**To be done**
Return only those lines from the line containing "Rebuild this chart" to the line containing "import seaborn as sns", both included, and please omit the pictures.

**Records**
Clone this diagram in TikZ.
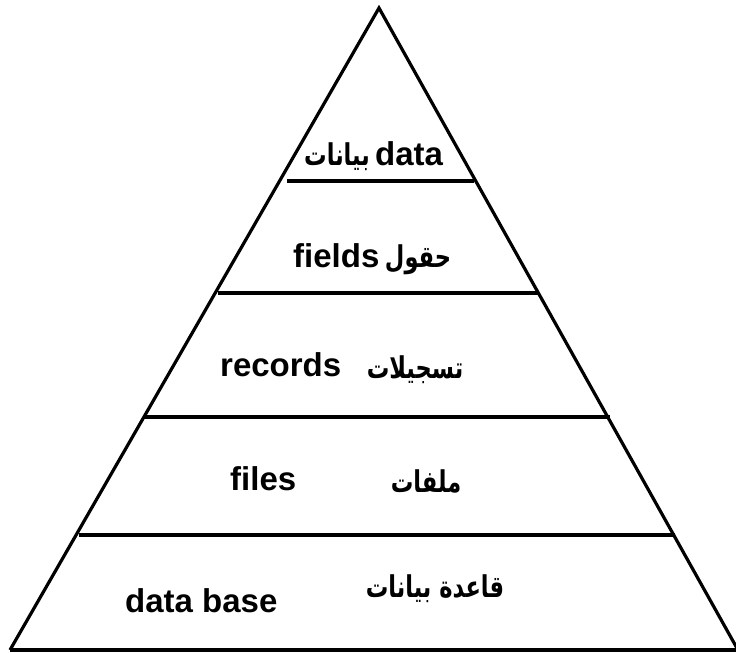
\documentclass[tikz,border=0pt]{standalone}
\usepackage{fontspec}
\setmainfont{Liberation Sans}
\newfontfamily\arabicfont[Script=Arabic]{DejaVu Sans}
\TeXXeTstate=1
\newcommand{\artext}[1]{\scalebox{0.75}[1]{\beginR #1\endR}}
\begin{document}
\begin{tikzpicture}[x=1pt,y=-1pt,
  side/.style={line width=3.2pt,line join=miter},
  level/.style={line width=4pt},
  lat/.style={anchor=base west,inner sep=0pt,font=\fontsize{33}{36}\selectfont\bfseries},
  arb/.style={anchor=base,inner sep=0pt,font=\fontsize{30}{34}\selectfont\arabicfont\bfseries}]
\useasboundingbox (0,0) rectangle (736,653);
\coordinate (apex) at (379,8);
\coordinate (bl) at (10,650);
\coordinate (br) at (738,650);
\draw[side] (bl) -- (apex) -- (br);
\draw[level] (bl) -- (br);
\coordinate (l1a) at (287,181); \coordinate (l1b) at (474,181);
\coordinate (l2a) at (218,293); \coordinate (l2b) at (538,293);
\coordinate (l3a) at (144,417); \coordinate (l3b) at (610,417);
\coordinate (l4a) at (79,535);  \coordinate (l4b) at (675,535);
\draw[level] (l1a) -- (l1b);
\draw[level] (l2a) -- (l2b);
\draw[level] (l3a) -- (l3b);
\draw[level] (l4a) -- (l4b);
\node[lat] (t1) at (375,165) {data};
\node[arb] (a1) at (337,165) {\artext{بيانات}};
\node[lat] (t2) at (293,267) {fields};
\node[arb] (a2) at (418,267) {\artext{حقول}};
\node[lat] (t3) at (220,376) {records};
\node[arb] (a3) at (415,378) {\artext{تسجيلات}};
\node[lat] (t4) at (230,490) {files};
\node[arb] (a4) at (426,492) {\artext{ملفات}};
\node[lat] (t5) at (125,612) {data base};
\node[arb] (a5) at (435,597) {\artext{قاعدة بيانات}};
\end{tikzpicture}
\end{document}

---

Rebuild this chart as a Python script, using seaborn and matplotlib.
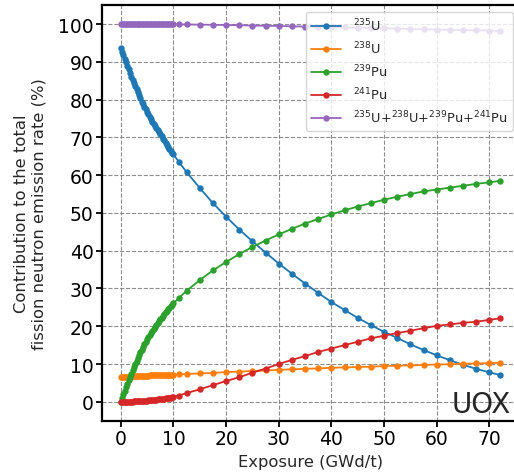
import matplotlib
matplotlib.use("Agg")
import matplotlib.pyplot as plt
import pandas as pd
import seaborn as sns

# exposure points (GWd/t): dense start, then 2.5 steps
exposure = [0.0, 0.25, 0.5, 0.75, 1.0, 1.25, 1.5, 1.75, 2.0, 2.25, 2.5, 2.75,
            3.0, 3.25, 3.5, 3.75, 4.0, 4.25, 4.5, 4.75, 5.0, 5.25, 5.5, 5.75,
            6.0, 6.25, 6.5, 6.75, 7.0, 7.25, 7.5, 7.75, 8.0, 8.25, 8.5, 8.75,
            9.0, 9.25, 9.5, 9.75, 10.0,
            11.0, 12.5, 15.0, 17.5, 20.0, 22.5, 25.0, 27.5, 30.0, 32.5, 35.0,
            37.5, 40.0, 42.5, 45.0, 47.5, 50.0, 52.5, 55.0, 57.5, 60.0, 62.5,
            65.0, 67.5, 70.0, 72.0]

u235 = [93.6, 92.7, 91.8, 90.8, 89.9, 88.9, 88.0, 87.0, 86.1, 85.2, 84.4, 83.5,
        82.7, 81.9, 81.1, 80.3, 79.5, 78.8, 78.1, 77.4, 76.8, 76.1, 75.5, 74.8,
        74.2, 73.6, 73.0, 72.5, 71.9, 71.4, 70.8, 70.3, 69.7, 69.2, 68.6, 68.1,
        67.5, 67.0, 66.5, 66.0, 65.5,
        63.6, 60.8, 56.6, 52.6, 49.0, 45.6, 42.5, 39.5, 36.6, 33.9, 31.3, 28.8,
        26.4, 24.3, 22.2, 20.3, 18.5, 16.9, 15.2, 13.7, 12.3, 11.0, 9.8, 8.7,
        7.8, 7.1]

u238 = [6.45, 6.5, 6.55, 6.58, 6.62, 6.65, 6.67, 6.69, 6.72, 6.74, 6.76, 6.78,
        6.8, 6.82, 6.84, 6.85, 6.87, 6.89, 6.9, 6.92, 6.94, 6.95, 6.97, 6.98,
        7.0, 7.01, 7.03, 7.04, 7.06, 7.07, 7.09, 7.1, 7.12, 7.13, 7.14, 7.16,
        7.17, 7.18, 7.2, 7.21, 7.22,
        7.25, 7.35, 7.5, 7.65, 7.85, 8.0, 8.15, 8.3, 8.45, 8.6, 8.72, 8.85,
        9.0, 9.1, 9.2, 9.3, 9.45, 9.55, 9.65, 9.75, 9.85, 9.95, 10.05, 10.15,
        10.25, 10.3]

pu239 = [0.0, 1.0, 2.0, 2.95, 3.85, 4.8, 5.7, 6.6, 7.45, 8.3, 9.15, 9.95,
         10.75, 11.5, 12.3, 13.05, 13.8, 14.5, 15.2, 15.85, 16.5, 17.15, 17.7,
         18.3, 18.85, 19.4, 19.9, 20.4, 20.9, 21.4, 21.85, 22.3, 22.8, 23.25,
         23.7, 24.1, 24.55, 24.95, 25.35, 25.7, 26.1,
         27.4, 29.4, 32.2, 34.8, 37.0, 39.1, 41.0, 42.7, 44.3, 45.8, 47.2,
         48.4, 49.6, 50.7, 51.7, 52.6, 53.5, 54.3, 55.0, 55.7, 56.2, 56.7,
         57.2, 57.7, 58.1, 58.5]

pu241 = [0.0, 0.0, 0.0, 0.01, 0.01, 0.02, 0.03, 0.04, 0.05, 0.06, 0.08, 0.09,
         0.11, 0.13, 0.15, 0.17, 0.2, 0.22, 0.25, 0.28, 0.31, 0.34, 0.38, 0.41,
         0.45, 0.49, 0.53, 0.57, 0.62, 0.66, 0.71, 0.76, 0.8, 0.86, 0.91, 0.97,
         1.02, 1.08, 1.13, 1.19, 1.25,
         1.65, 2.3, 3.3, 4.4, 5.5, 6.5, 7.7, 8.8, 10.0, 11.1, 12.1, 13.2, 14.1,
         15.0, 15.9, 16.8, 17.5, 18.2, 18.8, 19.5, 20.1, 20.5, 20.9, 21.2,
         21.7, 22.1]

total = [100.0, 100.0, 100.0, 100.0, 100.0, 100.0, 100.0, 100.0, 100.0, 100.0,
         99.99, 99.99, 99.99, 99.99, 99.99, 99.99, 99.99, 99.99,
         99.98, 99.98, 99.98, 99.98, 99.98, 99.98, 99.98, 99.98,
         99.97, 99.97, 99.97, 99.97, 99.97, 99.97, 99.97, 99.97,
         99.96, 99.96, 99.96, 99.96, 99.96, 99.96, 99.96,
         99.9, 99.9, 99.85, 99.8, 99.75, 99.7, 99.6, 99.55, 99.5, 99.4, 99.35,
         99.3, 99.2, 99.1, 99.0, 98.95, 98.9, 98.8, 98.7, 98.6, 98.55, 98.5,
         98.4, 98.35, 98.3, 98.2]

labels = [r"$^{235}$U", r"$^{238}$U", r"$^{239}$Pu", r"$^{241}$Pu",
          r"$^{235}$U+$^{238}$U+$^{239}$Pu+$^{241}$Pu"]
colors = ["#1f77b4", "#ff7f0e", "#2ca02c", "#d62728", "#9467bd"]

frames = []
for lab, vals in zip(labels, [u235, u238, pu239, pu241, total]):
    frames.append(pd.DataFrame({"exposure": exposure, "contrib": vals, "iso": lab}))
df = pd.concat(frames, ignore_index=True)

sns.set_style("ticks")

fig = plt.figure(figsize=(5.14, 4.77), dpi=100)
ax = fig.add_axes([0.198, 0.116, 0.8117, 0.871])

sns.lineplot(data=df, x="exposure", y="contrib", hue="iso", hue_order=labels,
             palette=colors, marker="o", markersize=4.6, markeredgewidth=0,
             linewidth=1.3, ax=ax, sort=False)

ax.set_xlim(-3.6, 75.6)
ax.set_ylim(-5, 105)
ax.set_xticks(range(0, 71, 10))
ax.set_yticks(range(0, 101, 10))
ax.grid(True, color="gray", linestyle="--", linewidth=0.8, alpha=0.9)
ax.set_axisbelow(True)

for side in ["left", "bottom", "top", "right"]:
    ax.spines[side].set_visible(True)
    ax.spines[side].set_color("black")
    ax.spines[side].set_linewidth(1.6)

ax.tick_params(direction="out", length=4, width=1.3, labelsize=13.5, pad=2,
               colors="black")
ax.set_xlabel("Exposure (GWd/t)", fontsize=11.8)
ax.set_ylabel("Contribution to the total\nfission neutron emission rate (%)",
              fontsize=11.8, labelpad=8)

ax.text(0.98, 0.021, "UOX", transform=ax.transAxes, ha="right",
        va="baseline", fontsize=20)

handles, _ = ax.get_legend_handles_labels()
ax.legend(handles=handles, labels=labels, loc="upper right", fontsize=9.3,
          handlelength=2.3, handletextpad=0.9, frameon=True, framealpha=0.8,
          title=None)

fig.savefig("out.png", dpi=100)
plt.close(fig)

**Exercise response**
Rebuild this chart as a Python script, using seaborn and matplotlib.
import matplotlib
matplotlib.use("Agg")
import matplotlib.pyplot as plt
import pandas as pd
import seaborn as sns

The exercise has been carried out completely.